Читать «Восход и закат» онлайн - страница 118

Эдвард Джордж Бульвер-Литтон

Долго ли оставался тут, что чувствовал, о чем молился, этого он и сам после не мог припомнить. К утру Фанни услышала его шаги на лестнице и шорох в комнате, над её головой. Потом, когда она встала, ее испугали несвязные, дикие восклицания и неистовый хохот. Горячка бросилась в голову: он был в бреду.

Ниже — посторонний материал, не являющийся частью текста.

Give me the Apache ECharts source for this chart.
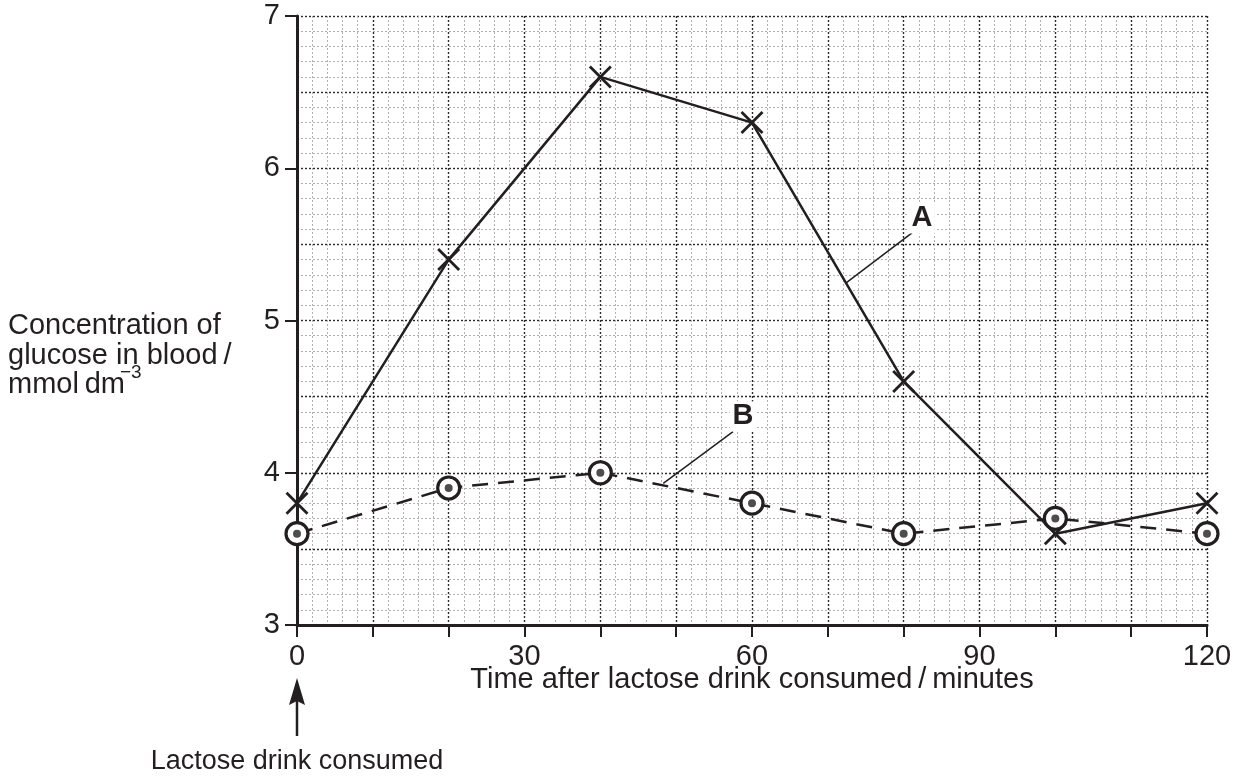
<!DOCTYPE html>
<html>
<head>
<meta charset="utf-8">
<script src="https://cdn.jsdelivr.net/npm/echarts@6/dist/echarts.min.js"></script>
<style>
  html, body { margin: 0; padding: 0; background: #fff; }
  #chart { width: 1239px; height: 781px; }
</style>
</head>
<body>
<div id="chart"></div>
<script>
// time after drink (minutes)
const times = [0, 20, 40, 60, 80, 100, 120]
// glucose concentration, mmol dm-3
const seriesA = [3.8, 5.4, 6.6, 6.3, 4.6, 3.6, 3.8]
const seriesB = [3.6, 3.9, 4.0, 3.8, 3.6, 3.7, 3.6]
const xTickLabels = [0, 30, 60, 90, 120]
const yTickLabels = [3, 4, 5, 6, 7]

// label anchors and leader lines, in data units
const labelA = { text: 'A', at: [82.4, 5.67], from: [81.1, 5.575], to: [72.5, 5.25] }
const labelB = { text: 'B', at: [58.8, 4.37], from: [57.5, 4.27], to: [48.3, 3.93] }

const FONT = '"Liberation Sans", Arial, sans-serif'
const INK = '#231f20'
const FS = 29

const chart = echarts.init(document.getElementById('chart'))

const pairs = (ys) => times.map((t, i) => [t, ys[i]])

function callout(lbl) {
  return {
    markLine: {
      silent: true,
      symbol: 'none',
      animation: false,
      label: { show: false },
      lineStyle: { color: INK, width: 1.5, type: 'solid' },
      data: [[{ coord: lbl.from }, { coord: lbl.to }]]
    },
    markPoint: {
      silent: true,
      animation: false,
      symbol: 'rect',
      symbolSize: [26, 30],
      itemStyle: { color: '#fff' },
      label: {
        show: true,
        position: 'inside',
        formatter: lbl.text,
        color: INK,
        fontFamily: FONT,
        fontWeight: 'bold',
        fontSize: FS
      },
      data: [{ coord: lbl.at }]
    }
  }
}

const option = {
  animation: false,
  backgroundColor: '#fff',
  textStyle: { fontFamily: FONT },
  grid: { left: 297, right: 32, top: 16, bottom: 156 },
  xAxis: {
    type: 'value',
    min: 0,
    max: 120,
    interval: 10,
    name: 'Time after lactose drink consumed\u2009/\u2009minutes',
    nameLocation: 'middle',
    nameGap: 40,
    nameMoveOverlap: false,
    nameTextStyle: { fontSize: FS, color: INK, fontFamily: FONT, verticalAlign: 'top' },
    axisLine: { show: true, onZero: false, lineStyle: { color: INK, width: 3 } },
    axisTick: { show: true, length: 12, lineStyle: { color: INK, width: 2 } },
    axisLabel: {
      fontSize: FS,
      color: INK,
      fontFamily: FONT,
      margin: 17,
      formatter: v => xTickLabels.includes(v) ? String(v) : ''
    },
    splitLine: { show: true, lineStyle: { color: '#2a2a2a', width: 1.4, type: [2, 2] } },
    minorTick: { show: false, splitNumber: 5 },
    minorSplitLine: { show: true, lineStyle: { color: '#b0b0b0', width: 1, type: [2, 2] } }
  },
  yAxis: [
    {
      // grid lines only
      type: 'value',
      min: 3,
      max: 7,
      interval: 0.5,
      axisLine: { show: false },
      axisTick: { show: false },
      axisLabel: { show: false },
      splitLine: { show: true, lineStyle: { color: '#2a2a2a', width: 1.4, type: [2, 2] } },
      minorTick: { show: false, splitNumber: 5 },
      minorSplitLine: { show: true, lineStyle: { color: '#b0b0b0', width: 1, type: [2, 2] } }
    },
    {
      // visible axis with integer ticks
      type: 'value',
      position: 'left',
      min: 3,
      max: 7,
      interval: 1,
      axisLine: { show: true, onZero: false, lineStyle: { color: INK, width: 3 } },
      axisTick: { show: true, length: 12, lineStyle: { color: INK, width: 2 } },
      axisLabel: {
        fontSize: FS,
        color: INK,
        fontFamily: FONT,
        margin: 17,
        formatter: v => yTickLabels.includes(v) ? String(v) : ''
      },
      splitLine: { show: false }
    }
  ],
  series: [
    Object.assign({
      name: 'A',
      type: 'line',
      yAxisIndex: 0,
      data: pairs(seriesA),
      z: 5,
      symbol: 'path://M0,0L20,20M20,0L0,20',
      symbolSize: 21,
      showAllSymbol: true,
      lineStyle: { color: INK, width: 2.5 },
      itemStyle: { color: 'rgba(0,0,0,0)', borderColor: INK, borderWidth: 2.8 }
    }, callout(labelA)),
    Object.assign({
      name: 'B',
      type: 'line',
      yAxisIndex: 0,
      data: pairs(seriesB),
      z: 4,
      symbol: 'circle',
      symbolSize: 22,
      lineStyle: { color: INK, width: 2.5, type: [16, 10] },
      itemStyle: { color: '#fff', borderColor: INK, borderWidth: 3.2 }
    }, callout(labelB)),
    {
      name: 'B dots',
      type: 'scatter',
      yAxisIndex: 0,
      data: pairs(seriesB),
      z: 6,
      symbol: 'circle',
      symbolSize: 8,
      itemStyle: { color: INK }
    }
  ]
}

chart.setOption(option)

// y-axis title, arrow and note under the x axis
const x0 = chart.convertToPixel({ xAxisIndex: 0 }, 0)
const titleStyle = { fontSize: FS, fill: INK, fontFamily: FONT }
chart.setOption({
  graphic: [
    { type: 'text', left: 8, top: 311, style: Object.assign({ text: 'Concentration of' }, titleStyle) },
    { type: 'text', left: 8, top: 341, style: Object.assign({ text: 'glucose in blood\u2009/' }, titleStyle) },
    { type: 'text', left: 8, top: 370, style: Object.assign({ text: 'mmol\u2009dm' }, titleStyle) },
    { type: 'text', left: 120, top: 363, style: Object.assign({}, titleStyle, { text: '\u22123', fontSize: 19 }) },
    {
      type: 'line',
      shape: { x1: x0, y1: 700, x2: x0, y2: 736 },
      style: { stroke: INK, lineWidth: 2.5 }
    },
    {
      type: 'polygon',
      shape: { points: [[x0, 678], [x0 - 8, 705], [x0, 701], [x0 + 8, 705]] },
      style: { fill: INK }
    },
    {
      type: 'text',
      x: x0,
      y: 762,
      style: Object.assign({ text: 'Lactose drink consumed', align: 'center', verticalAlign: 'middle' }, titleStyle, { fontSize: 27 })
    }
  ]
})
</script>
</body>
</html>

Несколько недель Филипп был в непрерывной опасности и большую часть времени находился в бессознательном состоянии. Это была первая жестокая болезнь его в жизни, и потому она тем сильнее потрясла его. Но опасность миновала, и он медленно, постепенно начал поправляться. Сидней, полагая, что брат уехал куда-нибудь, ничего не знал об этом. Притом Филипп настоятельно просил, чтобы его не отыскивали. Никого не было у его болезненного одра, кроме наемной сиделки, и неподкупного сердца единственного существа, которому ничего не значили богатство и знатность наследника Бофор-Кура. Здесь получил он последний урок судьбы, – о суетности тех человеческих желаний, которые стремятся к золоту и могуществу. Сколько лет сирота-изгнанник с негодованием плакал об отнятых правах своих! И вот, они были возвращены. Но вместе с этим разбито сердце и изнурено тело! Мало-помалу начиная приходить в себя и рассуждать, он невольно напал на эту мысль. Ему казалось, что он поделом наказан за то, что в молодости с пренебрежением отвергал радости, которыми еще мог бы пользоваться, которые еще были доступны и сирот. Разве его чудесное здоровье ничего не значило? Разве ничего не значила бессмертная надежда? Ничего не значило юное сердце, хотя оскорбленное, уязвленное и тяжко испытанное, однако же еще не растерзанное самыми ужасными муками страстей, обманутою, ревнивою любовью? Несмотря на уверенность, что, если останется жив, будет обладать огромным имением и знатным именем, он сожалел о своем прошедшем, даже о том времени, когда с осиротевшим братом своим бродил по пустынным полям и чувствовал, какими силами, какою мощью владеет человек, когда ему есть кого защищать, есть о ком заботиться; сожалел и о той поре, когда, утратив первую свою любовь, первую свою благодетельницу, Евгению де-Мервиль, он смело, грудь против груди, на чужой стороне боролся с судьбой за честь и независимость. В тяжкой болезни, – особенно человека непривычного, есть нечто такое, что имеет часто самое благодетельное влияние на душу; что посредством насильственного и, правда, часто жестокого потрясения физического организма, освобождает нас от болезни нравственной; что заставляет вас чувствовать, что в самой жизни, в такой, какою наслаждаются здоровые и крепкие, заключается уже великое благо, неоценимый дар Божий. И потому мы с одра болезни обыкновенно встаем более кроткими, смиренными, более склонными искать таких скромных благ, которые еще могут быть доступны нам.